JUST WHAT do mermaids do when they're not floating around in the deep blue sea, say, or starring in children's movies? That question informs a project that's stretched over the past several years for Eugene photographer Carl D. Johnson, a recent transplant from San Francisco, by way of Illinois. A few of his whimsical interpretations of the secret lives of mermaids, mermen and merchildren have been on display in the cafe at Borders Books & Music. These tongue-slightly-in-cheek portraits, very beautifully done, are split-toned and hand-colored, lending a quiet surrealism to their built-in otherworldly qualities. What makes them so charming, though, is their straight-faced approach to manifest absurdity; the work looks as though Edward Gorey had been turned loose with a camera.

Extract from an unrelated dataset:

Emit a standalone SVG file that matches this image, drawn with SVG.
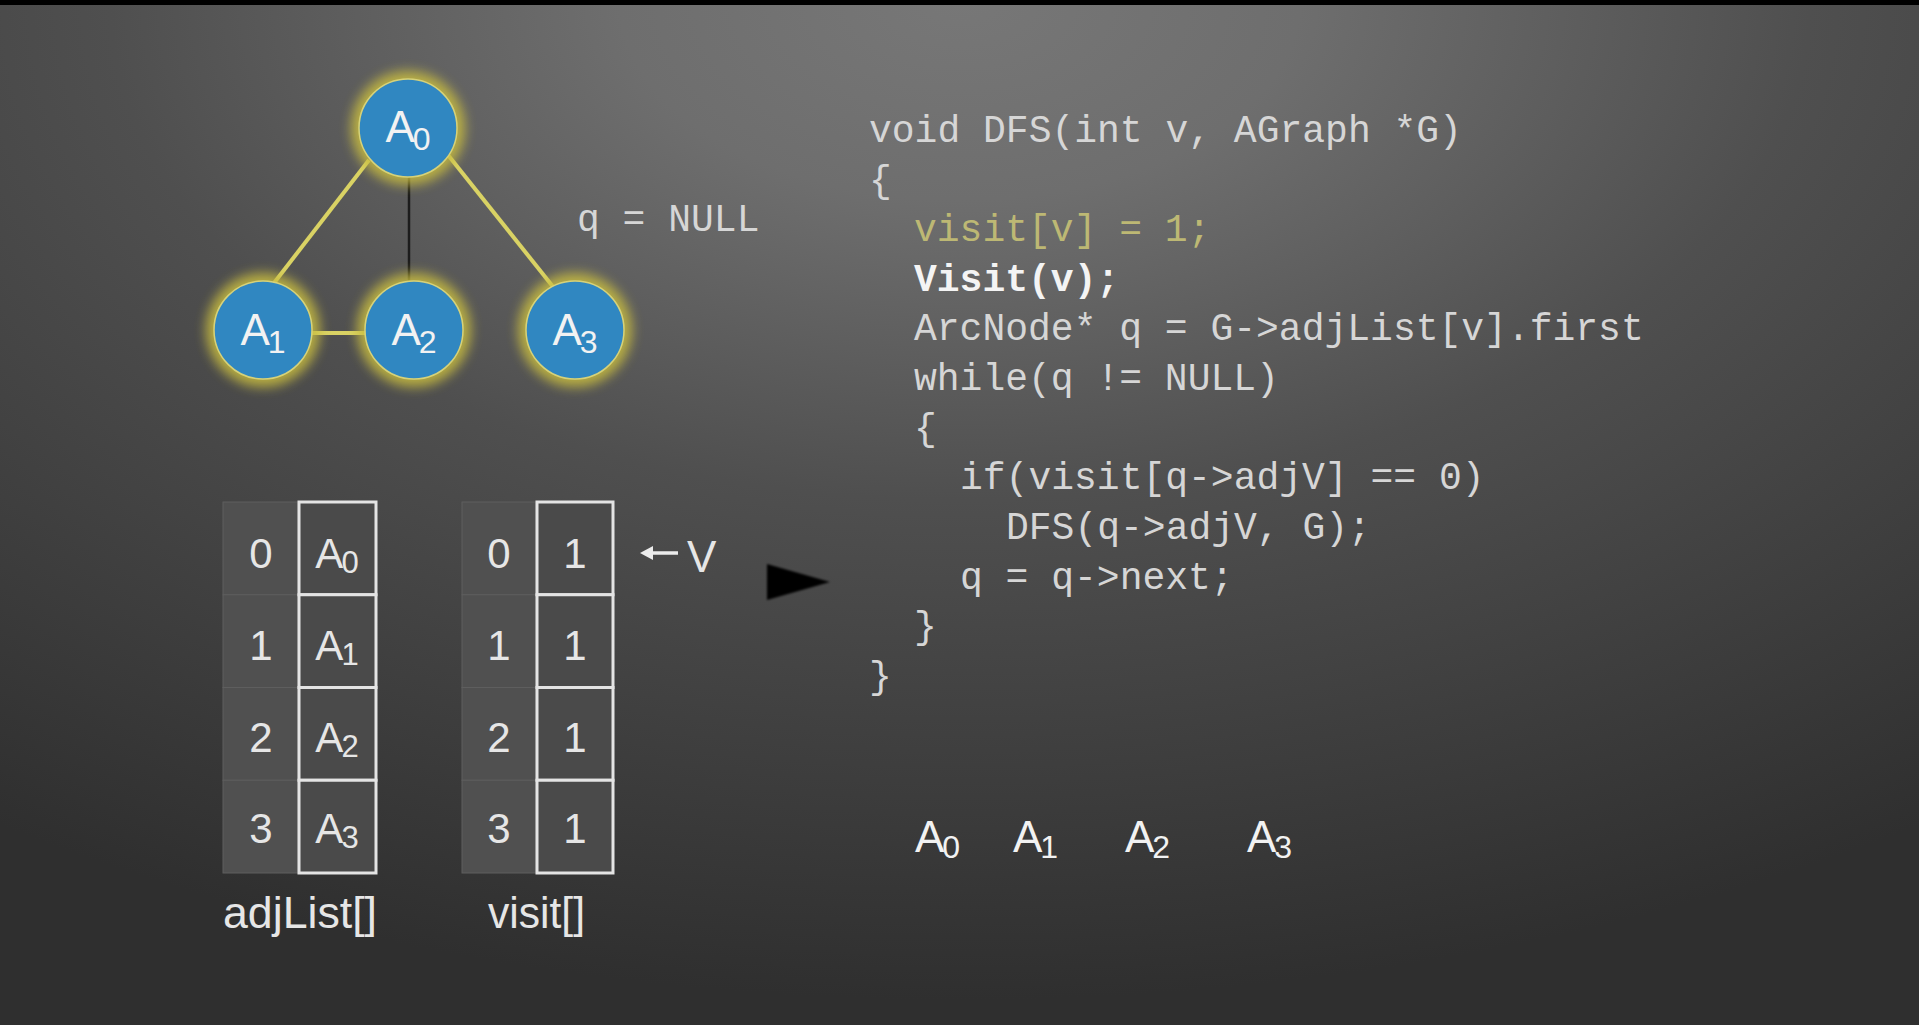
<svg xmlns="http://www.w3.org/2000/svg" width="1919" height="1025" viewBox="0 0 1919 1025">
  <defs>
    <radialGradient id="bg" gradientUnits="userSpaceOnUse" cx="960" cy="0" r="1000" gradientTransform="translate(960 0) scale(1.7 1) translate(-960 0)">
      <stop offset="0" stop-color="#777777"/>
      <stop offset="0.2" stop-color="#6e6e6e"/>
      <stop offset="0.5" stop-color="#4f4f4f"/>
      <stop offset="1" stop-color="#2f2f2f"/>
    </radialGradient>
    <filter id="halo" x="-50%" y="-50%" width="200%" height="200%">
      <feGaussianBlur stdDeviation="6"/>
    </filter>
    <filter id="soft" x="-20%" y="-20%" width="140%" height="140%">
      <feGaussianBlur stdDeviation="1"/>
    </filter>
    <style>
      .edge-hi { stroke: #d9d264; stroke-width: 4; fill: none; stroke-linecap: butt; }
      .edge-lo { stroke: #1c1c1c; stroke-width: 2.5; fill: none; }
      .glow { fill: #c9bd40; filter: url(#halo); opacity: 0.85; }
      .disc { fill: #3087c1; stroke: #d6d27a; stroke-width: 1.5; }
      .lbl { font-family: "Liberation Sans", Arial, sans-serif; font-size: 44px; fill: #f2f2f2; }
      .sub { font-size: 32px; }
      .code { font-family: "Liberation Mono", "Courier New", monospace; font-size: 38px; fill: #d6d6d6; }
      .hl { fill: #bdb874; }
      .bold { font-weight: bold; fill: #f4f4f4; }
      .idx { fill: #505050; stroke: #5e5e5e; stroke-width: 1; }
      .val { fill: #4a4a4a; stroke: #e4e4e4; stroke-width: 3; }
      .cell { font-family: "Liberation Sans", Arial, sans-serif; font-size: 42px; fill: #e6e6e6; text-anchor: middle; }
      .csub { font-size: 31px; }
      .cap { font-family: "Liberation Sans", Arial, sans-serif; font-size: 44px; fill: #e6e6e6; }
    </style>
  </defs>

  <!-- backdrop -->
  <rect x="0" y="0" width="1919" height="1025" fill="url(#bg)"/>
  <rect x="0" y="0" width="1919" height="5" fill="#000"/>

  <!-- graph edges -->
  <g id="connectors">
    <line class="edge-hi" x1="369" y1="160" x2="274" y2="283"/>
    <line class="edge-lo" x1="409" y1="176" x2="409" y2="282"/>
    <line class="edge-hi" x1="448" y1="155" x2="554" y2="288"/>
    <line class="edge-hi" x1="311" y1="333" x2="366" y2="333"/>
    <!-- pointer arrow next to the visit table -->
    <path d="M640 553 L653 546 L653 560 Z" fill="#ececec"/>
    <line x1="652" y1="553" x2="678" y2="553" stroke="#ececec" stroke-width="3.5"/>
    <!-- big step arrow -->
    <path d="M767 564 L830 582 L767 600 Z" fill="#000" filter="url(#soft)"/>
  </g>

  <!-- graph nodes -->
  <g id="node-A0">
    <circle class="glow" cx="408" cy="128" r="57"/>
    <circle class="disc" cx="408" cy="128" r="49"/>
    <text class="lbl" x="408" y="142" text-anchor="middle">A<tspan class="sub" dy="8" dx="-2">0</tspan></text>
  </g>
  <g id="node-A1">
    <circle class="glow" cx="263" cy="330" r="57"/>
    <circle class="disc" cx="263" cy="330" r="49"/>
    <text class="lbl" x="263" y="345" text-anchor="middle">A<tspan class="sub" dy="8" dx="-2">1</tspan></text>
  </g>
  <g id="node-A2">
    <circle class="glow" cx="414" cy="330" r="57"/>
    <circle class="disc" cx="414" cy="330" r="49"/>
    <text class="lbl" x="414" y="345" text-anchor="middle">A<tspan class="sub" dy="8" dx="-2">2</tspan></text>
  </g>
  <g id="node-A3">
    <circle class="glow" cx="575" cy="330" r="57"/>
    <circle class="disc" cx="575" cy="330" r="49"/>
    <text class="lbl" x="575" y="345" text-anchor="middle">A<tspan class="sub" dy="8" dx="-2">3</tspan></text>
  </g>

  <text id="q-null" class="code" x="577" y="231">q = NULL</text>

  <!-- adjacency list table -->
  <g id="adjList">
    <rect class="idx" x="223" y="502" width="75" height="92.75"/>
    <rect class="idx" x="223" y="594.75" width="75" height="92.75"/>
    <rect class="idx" x="223" y="687.5" width="75" height="92.75"/>
    <rect class="idx" x="223" y="780.25" width="75" height="92.75"/>
    <rect class="val" x="299" y="502" width="77" height="92.75"/>
    <rect class="val" x="299" y="594.75" width="77" height="92.75"/>
    <rect class="val" x="299" y="687.5" width="77" height="92.75"/>
    <rect class="val" x="299" y="780.25" width="77" height="92.75"/>
    <text class="cell" x="261" y="568">0</text>
    <text class="cell" x="261" y="660">1</text>
    <text class="cell" x="261" y="752">2</text>
    <text class="cell" x="261" y="843">3</text>
    <text class="cell" x="337" y="568">A<tspan class="csub" dy="5" dx="-2">0</tspan></text>
    <text class="cell" x="337" y="660">A<tspan class="csub" dy="5" dx="-2">1</tspan></text>
    <text class="cell" x="337" y="752">A<tspan class="csub" dy="5" dx="-2">2</tspan></text>
    <text class="cell" x="337" y="843">A<tspan class="csub" dy="5" dx="-2">3</tspan></text>
    <text class="cap" x="223" y="928" textLength="154" lengthAdjust="spacingAndGlyphs">adjList[]</text>
  </g>

  <!-- visit flag table -->
  <g id="visit">
    <rect class="idx" x="462" y="502" width="74" height="92.75"/>
    <rect class="idx" x="462" y="594.75" width="74" height="92.75"/>
    <rect class="idx" x="462" y="687.5" width="74" height="92.75"/>
    <rect class="idx" x="462" y="780.25" width="74" height="92.75"/>
    <rect class="val" x="537" y="502" width="76" height="92.75"/>
    <rect class="val" x="537" y="594.75" width="76" height="92.75"/>
    <rect class="val" x="537" y="687.5" width="76" height="92.75"/>
    <rect class="val" x="537" y="780.25" width="76" height="92.75"/>
    <text class="cell" x="499" y="568">0</text>
    <text class="cell" x="499" y="660">1</text>
    <text class="cell" x="499" y="752">2</text>
    <text class="cell" x="499" y="843">3</text>
    <text class="cell" x="575" y="568">1</text>
    <text class="cell" x="575" y="660">1</text>
    <text class="cell" x="575" y="752">1</text>
    <text class="cell" x="575" y="843">1</text>
    <text class="cap" x="488" y="928" textLength="97" lengthAdjust="spacingAndGlyphs">visit[]</text>
  </g>

  <text id="cursor-v" class="cap" x="687" y="572">V</text>

  <!-- DFS source listing -->
  <g id="code">
    <text class="code" x="869" y="142">void DFS(int v, AGraph *G)</text>
    <text class="code" x="869" y="192">{</text>
    <text class="code hl" x="914" y="241">visit[v] = 1;</text>
    <text class="code bold" x="914" y="291">Visit(v);</text>
    <text class="code" x="914" y="340">ArcNode* q = G-&gt;adjList[v].first</text>
    <text class="code" x="914" y="390">while(q != NULL)</text>
    <text class="code" x="914" y="440">{</text>
    <text class="code" x="960" y="489">if(visit[q-&gt;adjV] == 0)</text>
    <text class="code" x="1006" y="539">DFS(q-&gt;adjV, G);</text>
    <text class="code" x="960" y="589">q = q-&gt;next;</text>
    <text class="code" x="914" y="638">}</text>
    <text class="code" x="869" y="688">}</text>
  </g>

  <!-- visiting order output -->
  <g id="output">
    <text class="lbl" x="915" y="852" fill="#dcdcdc">A<tspan class="sub" dy="6" dx="-2">0</tspan></text>
    <text class="lbl" x="1013" y="852">A<tspan class="sub" dy="6" dx="-2">1</tspan></text>
    <text class="lbl" x="1125" y="852">A<tspan class="sub" dy="6" dx="-2">2</tspan></text>
    <text class="lbl" x="1247" y="852">A<tspan class="sub" dy="6" dx="-2">3</tspan></text>
  </g>
</svg>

Johnson, 32, is a recent graduate in photography of the Academy of Art College in San Francisco and has worked as a free-lance commercial photographer, shooting for clients like Gap, Joe Boxer and WebTV. The "whole mermaid thing," as he calls it, started in the mid-1990s. Along the way Johnson inveigled some three dozen friends and acquaintances into posing in various locations while wearing a hand-made "mer suit,'' consisting of a fabric tail and cardboard fin. The location work sometimes drew odd glances and questions from bystanders. Johnson would just explain he was working on a children's book, and let it go at that.

In one photograph, a child sits in a shopping cart, a merchild for sale, perhaps, or just out shopping for fish food with Mom. In another, a mermaid is tied across railroad tracks, Snidely Whiplash-style. In his most popular print, a quite corpulent mermaid - Johnson calls her "Mama Manatee" - sits out of the water on a wooden trestle and blows a conch shell. "I have always liked mermaids," the photographer says. "Just not the typical siren singing to the sailors."

The Borders exhibit, which is unfortunately poorly lit for viewers, contains only part of his complete collection of 15 mer-prints, but still gives a good idea of what he's up to. Meanwhile, Johnson is hoping one day to find a publisher for the whole set, perhaps indeed as a children's book.